The tool was developed as a companion tool to the company's Thread-Lock family of fiber-optic connectors but accommodates all brands of fiber-optic connectors.

Packaging tools together

Both ICC and Leviton Telcom have introduced new products that are part of tool sets or kits. That's part of an emerging trend among makers of termination equipment. "There is a trend toward 'kitting,'" says Chris Vernon, product manager with Greenlee Textron (Rockford, IL). In October, Greenlee Textron released its Twisted Pair Termination Kit, which includes a pouch that clips onto the installer's belt. The pouch is designed to hold the company's snips, twisted-pair cable stripper, and punchdown tool. It also includes a space for a standard screwdriver and a flashlight.

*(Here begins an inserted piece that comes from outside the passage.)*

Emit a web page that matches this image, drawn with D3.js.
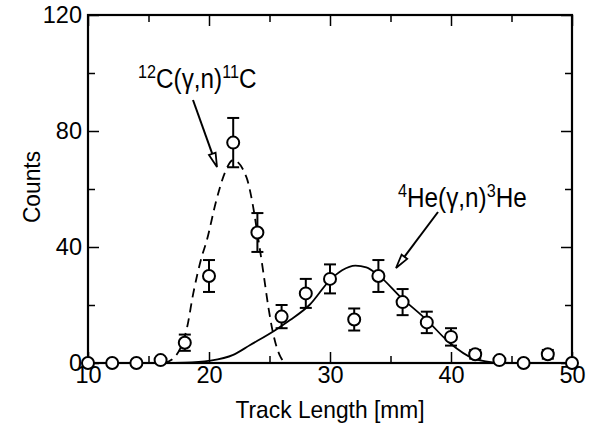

In the case of Greenlee Textron, however, a recent trend toward kitting also includes test equipment. In October, Greenlee Textron acquired Progressive Electronics and Progressive Manufacturing Inc. (Mesa, AZ). Progressive's product lines include copper-cable test equipment such as tone generators and probes, wire and cable fault locators, inductive amplifiers, and accessories that are sold into the telecommunications, electrical, and electronics industries.

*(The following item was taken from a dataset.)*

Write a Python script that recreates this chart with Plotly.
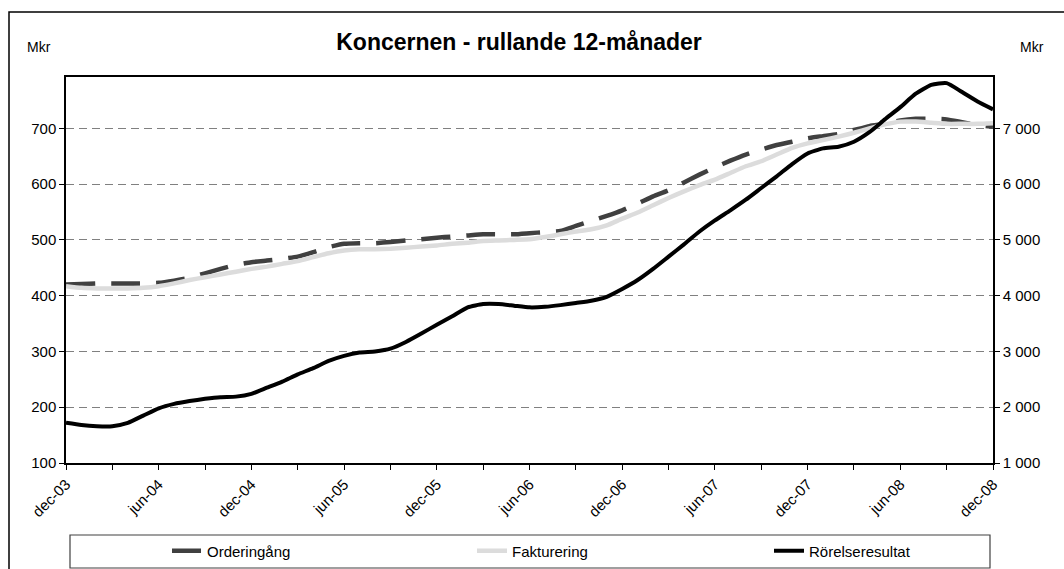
import plotly.graph_objects as go

# ---- data (monthly, dec-03 .. dec-08) ----
month_names = ["jan", "feb", "mar", "apr", "maj", "jun", "jul", "aug", "sep", "okt", "nov", "dec"]
months = ["dec-03"] + [f"{month_names[i % 12]}-{4 + i // 12:02d}" for i in range(60)]

orderingang = [4200, 4210, 4220, 4220, 4220, 4220, 4230, 4270, 4320, 4400,
               4480, 4550, 4600, 4630, 4660, 4700, 4780, 4870, 4930, 4940,
               4940, 4960, 4990, 5010, 5040, 5060, 5080, 5100, 5100, 5100,
               5120, 5140, 5160, 5250, 5340, 5430, 5530, 5650, 5780, 5890,
               6030, 6170, 6300, 6420, 6530, 6620, 6700, 6760, 6820, 6860,
               6900, 6970, 7040, 7080, 7140, 7170, 7170, 7160, 7110, 7060, 7030]

fakturering = [4170, 4140, 4130, 4130, 4130, 4140, 4170, 4220, 4280, 4330,
               4380, 4430, 4480, 4520, 4570, 4620, 4690, 4760, 4810, 4830,
               4830, 4840, 4860, 4880, 4900, 4930, 4950, 4980, 4990, 5000,
               5010, 5050, 5100, 5150, 5190, 5260, 5380, 5490, 5620, 5750,
               5870, 5980, 6080, 6200, 6320, 6410, 6530, 6650, 6730, 6790,
               6850, 6920, 7000, 7070, 7120, 7120, 7100, 7080, 7080, 7080, 7090]

rorelseresultat = [172, 168, 166, 166, 172, 185, 198, 206, 211, 215,
                   218, 219, 224, 235, 246, 259, 270, 283, 292, 298,
                   300, 305, 317, 332, 348, 363, 379, 385, 385, 382,
                   379, 380, 383, 387, 391, 398, 412, 428, 448, 470,
                   492, 515, 535, 553, 572, 593, 614, 636, 655, 664,
                   667, 676, 693, 716, 738, 762, 778, 781, 765, 748, 734]

tick_months = months[::3]
tick_labels = [m if i % 2 == 0 else "" for i, m in enumerate(tick_months)]

left_ticks = [100, 200, 300, 400, 500, 600, 700]
right_ticks = [1000, 2000, 3000, 4000, 5000, 6000, 7000]

FONT = "Liberation Sans, Arial, sans-serif"

# plot-area geometry in page pixels (used to place decorations)
L, R, T, B = 66, 993, 77, 463
W, H = R - L, B - T


def px(xp):
    return (xp - L) / W


def py(yp):
    return (B - yp) / H


fig = go.Figure()
fig.add_trace(go.Scatter(
    x=months, y=orderingang, name="Orderingång", yaxis="y", legend="legend",
    mode="lines", line=dict(color="#404040", width=4.5, dash="29px,16px",
                            shape="spline", smoothing=0.5)))
fig.add_trace(go.Scatter(
    x=months, y=fakturering, name="Fakturering", yaxis="y", legend="legend2",
    mode="lines", line=dict(color="#dcdcdc", width=4.5, shape="spline", smoothing=0.5)))
fig.add_trace(go.Scatter(
    x=months, y=rorelseresultat, name="Rörelseresultat", yaxis="y2", legend="legend3",
    mode="lines", line=dict(color="#000000", width=4, shape="spline", smoothing=0.5)))

legend_common = dict(orientation="h", xanchor="left", yanchor="middle",
                     y=py(551), bgcolor="rgba(0,0,0,0)", borderwidth=0,
                     font=dict(family=FONT, size=15))

fig.update_layout(
    width=1064, height=569,
    margin=dict(l=L, r=1064 - R, t=T, b=569 - B, autoexpand=False),
    paper_bgcolor="white", plot_bgcolor="white",
    font=dict(family=FONT, size=15, color="black"),
    separators=", ",
    title=dict(text="<b>Koncernen - rullande 12-månader</b>",
               font=dict(family=FONT, size=23, color="black"),
               x=519 / 1064, xanchor="center", xref="container",
               y=1 - 42 / 569, yanchor="middle", yref="container"),
    xaxis=dict(
        type="category", categoryorder="array", categoryarray=months,
        range=[0, len(months) - 1], automargin=False,
        tickmode="array", tickvals=tick_months, ticktext=tick_labels,
        tickangle=-45, ticks="outside", ticklen=5, tickcolor="black", tickwidth=1,
        showline=True, linecolor="black", linewidth=1.5, mirror=True,
        showgrid=False, zeroline=False,
        tickfont=dict(family=FONT, size=15)),
    yaxis=dict(
        side="right", range=[1000, 7920], automargin=False,
        tickmode="array", tickvals=right_ticks, tickformat=",d",
        ticks="outside", ticklen=5, tickcolor="black",
        showline=True, linecolor="black", linewidth=1.5,
        showgrid=True, gridcolor="#808080", gridwidth=1, griddash="8px,5px",
        zeroline=False, tickfont=dict(family=FONT, size=15)),
    yaxis2=dict(
        side="left", overlaying="y", range=[100, 792], automargin=False,
        tickmode="array", tickvals=left_ticks,
        ticks="outside", ticklen=5, tickcolor="black",
        showline=True, linecolor="black", linewidth=1.5,
        showgrid=False, zeroline=False, tickfont=dict(family=FONT, size=15)),
    legend=dict(x=px(167), **legend_common),
    legend2=dict(x=px(472), **legend_common),
    legend3=dict(x=px(769), **legend_common),
    showlegend=True,
)

# outer chart frame and legend box
fig.add_shape(type="rect", xref="paper", yref="paper",
              x0=px(9), x1=px(1070), y0=py(580), y1=py(12),
              line=dict(color="black", width=1.5), layer="below")
fig.add_shape(type="rect", xref="paper", yref="paper",
              x0=px(70), x1=px(990), y0=py(568), y1=py(535),
              line=dict(color="#404040", width=1.2), layer="below")

# unit labels
fig.add_annotation(text="Mkr", xref="paper", yref="paper",
                   x=px(39), y=py(47), showarrow=False,
                   font=dict(family=FONT, size=14), xanchor="center", yanchor="middle")
fig.add_annotation(text="Mkr", xref="paper", yref="paper",
                   x=px(1032), y=py(47), showarrow=False,
                   font=dict(family=FONT, size=14), xanchor="center", yanchor="middle")

fig.write_html("out.html",
               config={"displayModeBar": False},
               post_script="document.body.style.margin='0';document.body.style.padding='0';")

Then in December, Greenlee Textron announced the acquisition of RIFOCS (Camarillo, CA), a maker of fiber-optic test equipment. RIFOCS's product lines include optical power meters, light-emitting-diode and laser sources, variable attenuators, and visual fault finders. The company also makes a range of fiber-optic components and accessories designed for field, manufacturing, and product qualification in commercial, industrial, and aerospace/defense applications.

"With products ranging from handheld fiber-optic test instruments to high-precision optical components, RIFOCS further accelerates Greenlee Textron's growth in the data-signal-voice market," comments Lewis B. Campbell, president and chief executive at Greenlee Textron's parent company, Textron. "Fiber optics is the fastest-growing sector of the data-signal-voice market and will become increasingly important to our business."

These two acquisitions, along with the purchase of Datacom Textron (Everett, WA)-then called Datacom Technologies-in 1998 put Greenlee Textron in a position to offer the complete range of copper-wire and fiber-optic termination and test equipment that an installer needs. "RIFOCS brings another level of fiber-optic testing technology," says Greenlee Textron's Vernon. "We are jelling together as a premier test-equipment provider for data-communications applications. Our goal is to have everything a contractor needs to terminate and test."